Enfin et surtout, nous nous inquiétons à l’unisson de Mme R. de la fin éventuelle de la mesure de placement sous assignation à résidence avec surveillance électronique de RS, mesure ordonnée par le juge des libertés et de la détention du TGI de Marseille le 21 juin 2011. Conformément aux dispositions de l’article 138-1 du Code de procédure pénale, cette mesure est prise pour une durée de six mois renouvelables dans la limite maximale de deux ans.

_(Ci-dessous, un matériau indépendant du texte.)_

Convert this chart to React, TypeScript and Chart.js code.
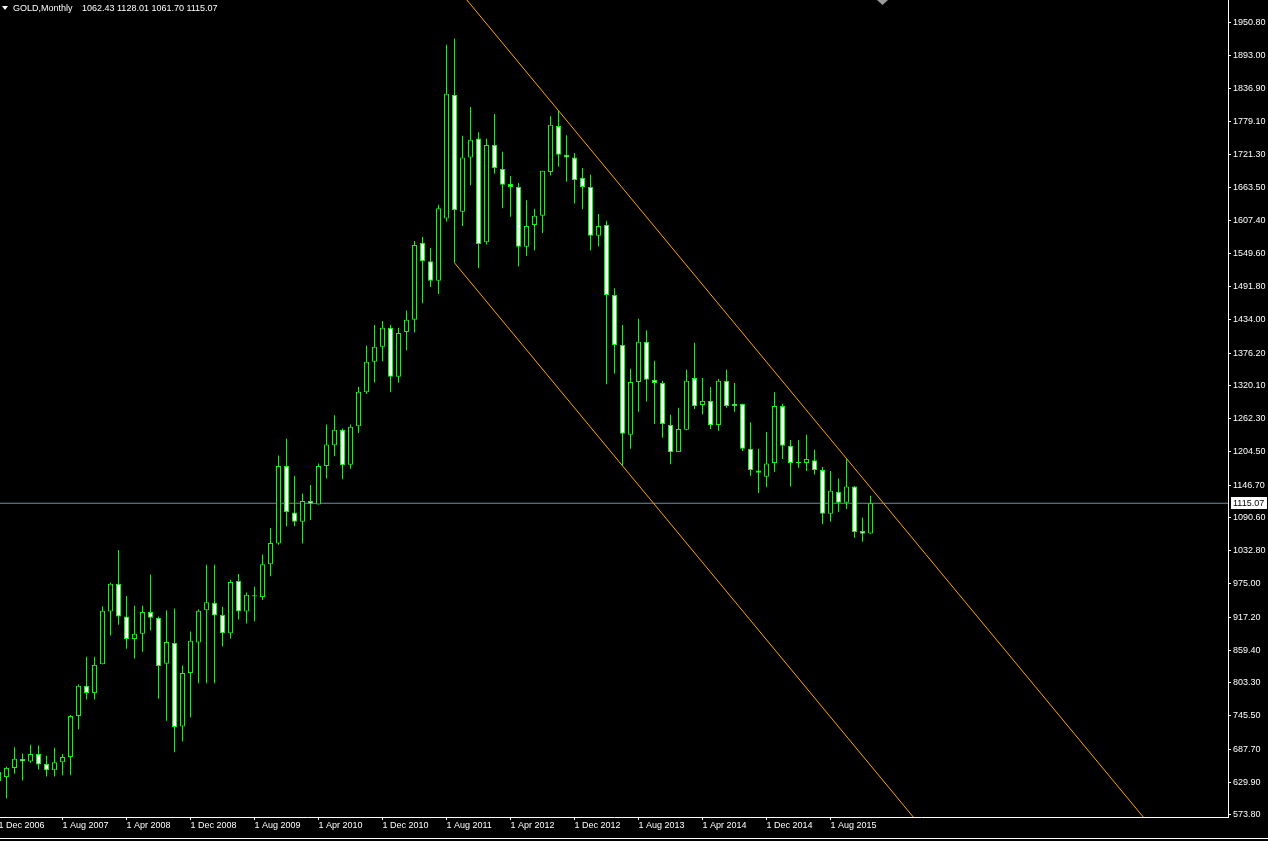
import React, { useEffect, useRef } from 'react';
import { Chart, registerables } from 'chart.js';

Chart.register(...registerables);

// Monthly GOLD candles, Dec 2006 (index 0) .. Jan 2016 (index 109)
const opens = [
  648, 639, 655, 671, 666, 679, 662, 651, 665, 674, 745, 798, 785,
  835, 927, 975, 918, 879, 888, 926, 916, 836, 872, 727, 820,
  873, 929, 942, 921, 889, 980, 927, 955, 952, 1009, 1045, 1180,
  1099, 1083, 1119, 1113, 1180, 1216, 1243, 1182, 1249, 1308, 1361, 1387,
  1420, 1335, 1413, 1434, 1568, 1536, 1502, 1610, 1825, 1622, 1716, 1749,
  1569, 1738, 1696, 1670, 1665, 1561, 1599, 1615, 1691, 1771, 1721, 1716,
  1681, 1665, 1580, 1599, 1477, 1390, 1234, 1326, 1396, 1330, 1324, 1251,
  1204, 1243, 1333, 1286, 1293, 1251, 1328, 1288, 1288, 1210, 1172, 1161,
  1185, 1284, 1215, 1185, 1185, 1190, 1173, 1097, 1135, 1116, 1144, 1067,
  1062.43,
];
const highs = [
  650, 657, 691, 680, 695, 694, 676, 690, 679, 747, 800, 848, 848,
  936, 977, 1034, 954, 937, 937, 991, 918, 929, 932, 833, 892,
  931, 1008, 1008, 935, 982, 992, 960, 970, 1026, 1072, 1198, 1227,
  1163, 1132, 1147, 1184, 1252, 1268, 1245, 1252, 1317, 1389, 1425, 1432,
  1425, 1420, 1450, 1571, 1578, 1559, 1634, 1912, 1923, 1754, 1804, 1760,
  1749, 1792, 1726, 1684, 1672, 1642, 1627, 1693, 1788, 1797, 1755, 1724,
  1698, 1686, 1618, 1606, 1489, 1425, 1349, 1436, 1416, 1363, 1328, 1269,
  1281, 1347, 1394, 1333, 1317, 1331, 1347, 1324, 1288, 1256, 1210, 1239,
  1308, 1288, 1225, 1225, 1234, 1208, 1178, 1171, 1158, 1192, 1145, 1090,
  1128.01,
];
const lows = [
  613, 602, 645, 633, 664, 652, 640, 640, 642, 642, 722, 774, 774,
  835, 885, 904, 862, 845, 857, 894, 775, 737, 682, 701, 743,
  802, 802, 802, 866, 880, 913, 906, 910, 947, 988, 1043, 1075,
  1075, 1045, 1086, 1113, 1158, 1197, 1157, 1175, 1237, 1305, 1325, 1362,
  1308, 1325, 1381, 1412, 1463, 1491, 1479, 1605, 1533, 1597, 1668, 1524,
  1565, 1688, 1628, 1613, 1527, 1545, 1555, 1585, 1685, 1700, 1674, 1636,
  1626, 1555, 1562, 1322, 1340, 1180, 1210, 1274, 1292, 1253, 1229, 1183,
  1204, 1242, 1279, 1270, 1244, 1241, 1281, 1274, 1206, 1163, 1133, 1143,
  1170, 1192, 1144, 1177, 1171, 1165, 1079, 1083, 1100, 1105, 1055, 1048,
  1061.70,
];
const closes = [
  632, 655, 671, 666, 679, 661, 651, 665, 674, 745, 798, 785, 834,
  928, 975, 918, 879, 888, 926, 916, 832, 874, 726, 820, 876,
  928, 943, 920, 889, 978, 927, 956, 953, 1009, 1046, 1180, 1100,
  1083, 1119, 1114, 1180, 1217, 1243, 1181, 1248, 1309, 1361, 1387, 1420,
  1335, 1411, 1434, 1564, 1536, 1502, 1628, 1827, 1625, 1716, 1747, 1566,
  1738, 1698, 1669, 1665, 1561, 1597, 1615, 1693, 1773, 1721, 1716, 1677,
  1665, 1580, 1597, 1477, 1390, 1236, 1326, 1396, 1330, 1324, 1253, 1204,
  1244, 1328, 1284, 1293, 1251, 1328, 1284, 1284, 1210, 1173, 1168, 1184,
  1284, 1215, 1185, 1185, 1192, 1173, 1097, 1137, 1116, 1144, 1065, 1062,
  1115.07,
];

const yTickValues = [
  1950.8, 1893.0, 1836.9, 1779.1, 1721.3, 1663.5, 1607.4, 1549.6, 1491.8,
  1434.0, 1376.2, 1320.1, 1262.3, 1204.5, 1146.7, 1090.6, 1032.8, 975.0,
  917.2, 859.4, 803.3, 745.5, 687.7, 629.9, 573.8,
];
const xTickIndices = [0, 8, 16, 24, 32, 40, 48, 56, 64, 72, 80, 88, 96, 104];
const xTickLabels = [
  '1 Dec 2006', '1 Aug 2007', '1 Apr 2008', '1 Dec 2008', '1 Aug 2009',
  '1 Apr 2010', '1 Dec 2010', '1 Aug 2011', '1 Apr 2012', '1 Dec 2012',
  '1 Aug 2013', '1 Apr 2014', '1 Dec 2014', '1 Aug 2015',
];

const bidPrice = 1115.07;
const upperChannel = [{ x: 56, y: 2032.8 }, { x: 146, y: 520.8 }];
const lowerChannel = [{ x: 57, y: 1533 }, { x: 117, y: 525 }];

const symbolTitle = 'GOLD,Monthly';
const lastBarText = '1062.43 1128.01 1061.70 1115.07';

const yMin = 569.6;
const yMax = 1990;
const xMin = 0.1875;
const xMax = 153.6875;

const FONT = '"Liberation Sans", Arial, sans-serif';
const GREEN = '#00FF00';

const decorPlugin = {
  id: 'mtDecor',
  beforeDraw(chart: any) {
    const ctx = chart.ctx;
    ctx.save();
    ctx.fillStyle = '#000000';
    ctx.fillRect(0, 0, chart.width, chart.height);
    ctx.restore();
  },
  afterDraw(chart: any) {
    const ctx = chart.ctx;
    const area = chart.chartArea;
    ctx.save();
    // bid price box on the price axis
    const yb = Math.round(chart.scales.y.getPixelForValue(bidPrice));
    ctx.fillStyle = '#FFFFFF';
    ctx.fillRect(area.right + 3, yb - 6, 36, 12);
    ctx.fillStyle = '#000000';
    ctx.font = '9px ' + FONT;
    ctx.textBaseline = 'middle';
    ctx.textAlign = 'left';
    ctx.fillText(bidPrice.toFixed(2), area.right + 5, yb + 0.5);
    // title
    ctx.fillStyle = '#FFFFFF';
    ctx.beginPath();
    ctx.moveTo(2, 6);
    ctx.lineTo(8, 6);
    ctx.lineTo(5, 10);
    ctx.closePath();
    ctx.fill();
    ctx.fillText(symbolTitle, 13, 8.5);
    ctx.fillText(lastBarText, 82, 8.5);
    // chart shift marker
    ctx.fillStyle = '#9A9A9A';
    ctx.beginPath();
    ctx.moveTo(877, 0);
    ctx.lineTo(888, 0);
    ctx.lineTo(882.5, 5);
    ctx.closePath();
    ctx.fill();
    // bottom frame line
    ctx.fillStyle = '#FFFFFF';
    ctx.fillRect(0, 838, chart.width, 1);
    ctx.restore();
  },
};

export default function App() {
  const canvasRef = useRef<HTMLCanvasElement | null>(null);

  useEffect(() => {
    document.body.style.margin = '0';
    document.body.style.background = '#000';
    const canvas = canvasRef.current;
    if (!canvas) return;
    const idx = opens.map((_, i) => i);
    const wickData = idx.map((i) => ({ x: i, y: [lows[i], highs[i]] }));
    const bodyData = idx.map((i) => ({ x: i, y: [opens[i], closes[i]] }));
    const bodyFill = idx.map((i) => (closes[i] < opens[i] ? '#FFFFFF' : '#000000'));
    const bidLine = [{ x: xMin, y: bidPrice }, { x: xMax, y: bidPrice }];

    const chart = new Chart(canvas, {
      type: 'bar',
      data: {
        datasets: [
          {
            type: 'line',
            data: upperChannel,
            borderColor: '#FFA500',
            borderWidth: 1,
            pointRadius: 0,
            order: 1,
          } as any,
          {
            type: 'line',
            data: lowerChannel,
            borderColor: '#FFA500',
            borderWidth: 1,
            pointRadius: 0,
            order: 1,
          } as any,
          {
            type: 'bar',
            data: bodyData,
            backgroundColor: bodyFill,
            borderColor: GREEN,
            borderWidth: 1,
            borderSkipped: false,
            barThickness: 5,
            grouped: false,
            minBarLength: 1,
            inflateAmount: 0,
            order: 2,
          } as any,
          {
            type: 'bar',
            data: wickData,
            backgroundColor: GREEN,
            borderWidth: 0,
            barThickness: 1,
            grouped: false,
            inflateAmount: 0,
            order: 3,
          } as any,
          {
            type: 'line',
            data: bidLine,
            borderColor: '#778899',
            borderWidth: 1,
            pointRadius: 0,
            order: 4,
          } as any,
        ],
      },
      options: {
        responsive: false,
        animation: false,
        devicePixelRatio: 1,
        events: [],
        layout: { padding: 0 },
        plugins: {
          legend: { display: false },
          tooltip: { enabled: false },
          title: { display: false },
        },
        scales: {
          x: {
            type: 'linear',
            position: 'bottom',
            min: xMin,
            max: xMax,
            bounds: 'data',
            offset: false,
            afterBuildTicks: (s: any) => {
              s.ticks = xTickIndices.map((v) => ({ value: v }));
            },
            afterFit: (s: any) => {
              s.height = 24;
              s.paddingLeft = 0;
              s.paddingRight = 0;
            },
            ticks: {
              autoSkip: false,
              maxRotation: 0,
              minRotation: 0,
              align: 'start',
              padding: 0,
              color: '#FFFFFF',
              font: { family: FONT, size: 9 },
              callback: (_v: any, i: number) => xTickLabels[i],
            },
            grid: {
              offset: false,
              drawOnChartArea: false,
              drawTicks: true,
              tickLength: 3,
              color: '#FFFFFF',
            },
            border: { display: true, color: '#FFFFFF', width: 1 },
          },
          y: {
            type: 'linear',
            position: 'right',
            min: yMin,
            max: yMax,
            bounds: 'data',
            afterBuildTicks: (s: any) => {
              s.ticks = yTickValues.map((v) => ({ value: v }));
            },
            afterFit: (s: any) => {
              s.width = 40;
              s.paddingTop = 0;
              s.paddingBottom = 0;
            },
            ticks: {
              autoSkip: false,
              padding: 2,
              color: '#FFFFFF',
              font: { family: FONT, size: 9 },
              callback: (v: any) => Number(v).toFixed(2),
            },
            grid: {
              drawOnChartArea: false,
              drawTicks: true,
              tickLength: 3,
              color: '#FFFFFF',
            },
            border: { display: true, color: '#FFFFFF', width: 1 },
          },
        },
      } as any,
      plugins: [decorPlugin],
    });
    return () => chart.destroy();
  }, []);

  return (
    <div style={{ position: 'fixed', left: 0, top: 0, width: 1268, height: 841, background: '#000' }}>
      <canvas ref={canvasRef} width={1268} height={841} style={{ display: 'block', width: 1268, height: 841 }} />
    </div>
  );
}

Elle a donc en principe pris fin le 21 juin 2013.

Mme R a elle-même appelé le SPIP à plusieurs reprises pour savoir si cette mesure avait été prolongée du fait de l’ajournement du procès d’Assises, sans qu’elle n’ait pu obtenir la moindre réponse.

Elle vit depuis dans un état de stress et d’hyper vigilance permanents, générés par la terreur des représailles que son ex-mari pourrait exercer à son encontre à l’approche du procès, s’il était libre de ses mouvements. Elle craint en outre, le cas échéant, qu’il ne quitte le territoire français avant le procès. Compte tenu de la personnalité de RS, les risques décrits par Mme R. nous paraissent parfaitement objectifs.

Il est donc urgent que l’institution judiciaire garantisse la sécurité de Mme R d’ici (et après) le procès, et qu’elle l’informe des dispositions prises à cet effet.

Nous vous prions d’agréer, Madame la ministre, l’expression de notre parfaite considération,

Marilyn Baldeck
Déléguée générale

Copie :
Mme Najat Vallaud Belkacem, ministre des droits des femmes


PS : Suite à cette lettre, le parquet général a saisi la chambre de l’instruction pour demander la mise en place de nouvelles mesures de contrôle judiciaire, qui ont été obtenues.